The two met again last month on the sidelines of the United Nations General Assembly, with Obama praising Modi’s efforts to fight climate change.
“The Pakistanis, they want the U.S. to treat Pakistan in the same way that the U.S. treats India,” Kugelman said. “And for the Pakistanis to realize that Obama has not engaged with Pakistanis on as high a level and as often as he has with the Indians, it certainly is something that is noticed.”
Parity with India
An area where Pakistan would like to see parity with India, Kugelman said, is on how the United States views its nuclear program. The U.S. and India struck a landmark civilian nuclear deal in 2007. But he called a similar U.S. agreement with Pakistan wholly unlikely.
“Pakistan is not going to agree to the limitations and the conditions that would be placed on its nuclear weapons program,” the Wilson Center analyst noted. “The nuclear program in Pakistan is not just any old thing. It is something that is cherished and revered by the country as a whole, it unifies the country.”
Press Secretary Earnest recently downplayed media reports the U.S. is serious about reaching a civilian nuclear deal with Pakistan.
Pakistani officials dismiss safety concerns regarding the country’s nuclear weapons program and have vehemently rejected reports of discussions with the U.S. on ways to limit Pakistan’s development of its nuclear arsenal, believed to be the world’s fastest growing.
Pakistan/India rivalry
American newspapers reported just days before Sharif’s meeting with Obama that Washington is exploring ways to see whether Islamabad might agree to some curbs on its nuclear arsenal in return for paving the way for Pakistan to enter into the 48-nation Nuclear Suppliers Group (NSG), which controls the export and transfer of nuclear materials.
“Our nuclear weapons are not the weapons of war. They are the weapons that are meant to discourage conflict and war from taking place,” Fatemi said.
He reiterated that Pakistan’s nuclear program is India-specific and hence it will not accept any curbs on it because that would amount to comprising on national security interests.
Deployment of Pakistan’s short-range, nuclear-capable missile called "Nasr" is of primary concern to U.S. policymakers.
Pakistani officials maintain that their plan to deploy the missile with a range of 60 kilometers is designed to discourage rival India from imposing a surprise limited conventional war on the country under New Delhi’s alleged “Cold Start” doctrine.
“Their tendency to fight or their doctrine to fight a preemptive limited conventional war against Pakistan is an issue.
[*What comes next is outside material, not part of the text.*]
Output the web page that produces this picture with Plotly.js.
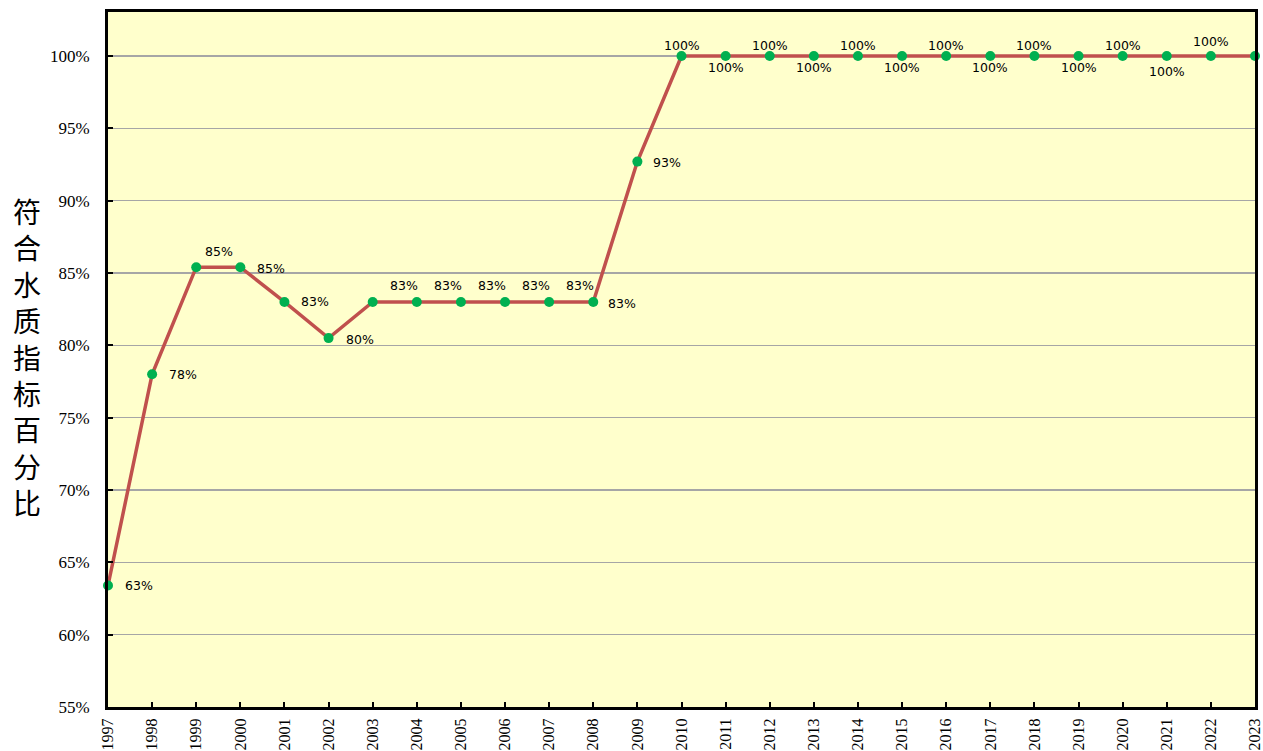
<!DOCTYPE html>
<html><head><meta charset="utf-8">
<script src="https://cdn.plot.ly/plotly-3.0.1.min.js"></script>
<style>html,body{margin:0;padding:0;background:#fff;}#chart{width:1263px;height:751px;}</style>
</head><body><div id="chart"></div>
<script>
const years = [1997,1998,1999,2000,2001,2002,2003,2004,2005,2006,2007,2008,2009,2010,2011,2012,2013,2014,2015,2016,2017,2018,2019,2020,2021,2022,2023];
const percent = [63.4,78.0,85.4,85.4,83.0,80.5,83.0,83.0,83.0,83.0,83.0,83.0,92.7,100,100,100,100,100,100,100,100,100,100,100,100,100,100];
const labels = ['63%','78%','85%','85%','83%','80%','83%','83%','83%','83%','83%','83%','93%','100%','100%','100%','100%','100%','100%','100%','100%','100%','100%','100%','100%','100%',''];
// label placement: [anchor, xshift, yshift]
const labelPlace = [
  ['left',15,0],['left',15,0],['left',7,16],['left',15,-1],['left',15,0],['left',15,-1],
  ['left',15,16],['left',15,16],['left',15,16],['left',15,16],['left',15,16],['left',13,-2],['left',14,-1],
  ['center',0,10],['center',0,-12],['center',0,10],['center',0,-12],['center',0,10],['center',0,-12],
  ['center',0,10],['center',0,-12],['center',0,10],['center',0,-12],['center',0,10],['center',0,-16],['center',0,14],['center',0,10]
];
const yTicks = [55,60,65,70,75,80,85,90,95,100];
const yTitle = '符合水质指标百分比';

const trace = {
  x: years, y: percent,
  mode: 'lines+markers', type: 'scatter', cliponaxis: false,
  line: {color: '#C0504D', width: 3.5},
  marker: {color: '#00B050', size: 10},
  hoverinfo: 'none'
};
const annotations = years.map((yr, i) => ({
  x: yr, y: percent[i], xref: 'x', yref: 'y', text: labels[i], showarrow: false,
  xanchor: labelPlace[i][0], yanchor: 'middle', xshift: labelPlace[i][1], yshift: labelPlace[i][2],
  font: {family: 'DejaVu Sans', size: 12.5, color: '#000'}
})).filter(a => a.text !== '');
annotations.push({
  xref: 'paper', yref: 'paper', x: -0.0706, y: 0.505, xanchor: 'center', yanchor: 'middle',
  text: yTitle.split('').join('<br>'), showarrow: false,
  font: {family: 'Noto Sans CJK SC', size: 28, color: '#000'}
});
const layout = {
  width: 1263, height: 751,
  margin: {l: 108, r: 8, t: 12, b: 44},
  paper_bgcolor: '#ffffff', plot_bgcolor: '#FFFFCC',
  showlegend: false,
  xaxis: {
    range: [1997, 2023], tickmode: 'array', tickvals: years, ticktext: years.map(String),
    tickangle: -90, tickfont: {family: 'Liberation Serif', size: 16, color: '#000'},
    ticks: 'inside', ticklen: 5, tickwidth: 2, tickcolor: '#000', ticklabelstandoff: 2,
    ticklabeloverflow: 'allow',
    showgrid: false, zeroline: false,
    showline: true, linecolor: '#000', linewidth: 3, mirror: true
  },
  yaxis: {
    range: [55, 103.04], tickmode: 'array', tickvals: yTicks, ticktext: yTicks.map(v => v + '%'),
    tickfont: {family: 'Liberation Serif', size: 17, color: '#000'},
    ticks: 'inside', ticklen: 5, tickwidth: 2, tickcolor: '#000', ticklabelstandoff: 12,
    showgrid: true, gridcolor: '#A6A6A6', gridwidth: 1.3, zeroline: false,
    showline: true, linecolor: '#000', linewidth: 3, mirror: true
  },
  annotations: annotations
};
Plotly.newPlot('chart', [trace], layout, {displayModeBar: false, staticPlot: true});
</script></body></html>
And that is why Pakistan has tried to plug that conventional level of operational threat by showing the capability in shape of ‘Nasr’ that we have a technology and you have to factor it in your calculus if you contemplate such a doctrine,” said Zahir Haider Kazmi, a senior official at Pakistan’s nuclear arsenal program named Strategic Plans Division.
Pakistan's tensions with India have increased in recent months with each side accusing the other of indulging in "unprovoked" cross-border fire, while a wide-ranging official dialogue aimed at normalizing ties remains suspended.
U.S. officials have long campaigned to prevent another war between India and Pakistan, fearing it could escalate to a nuclear conflict.
Those fears have intensified in the wake of development of Pakistan’s short-range missiles and their possible deployment, because critics believe "the intermingling of conventional forces and nuclear weapons in a battlefield theater" makes a nuclear war more likely.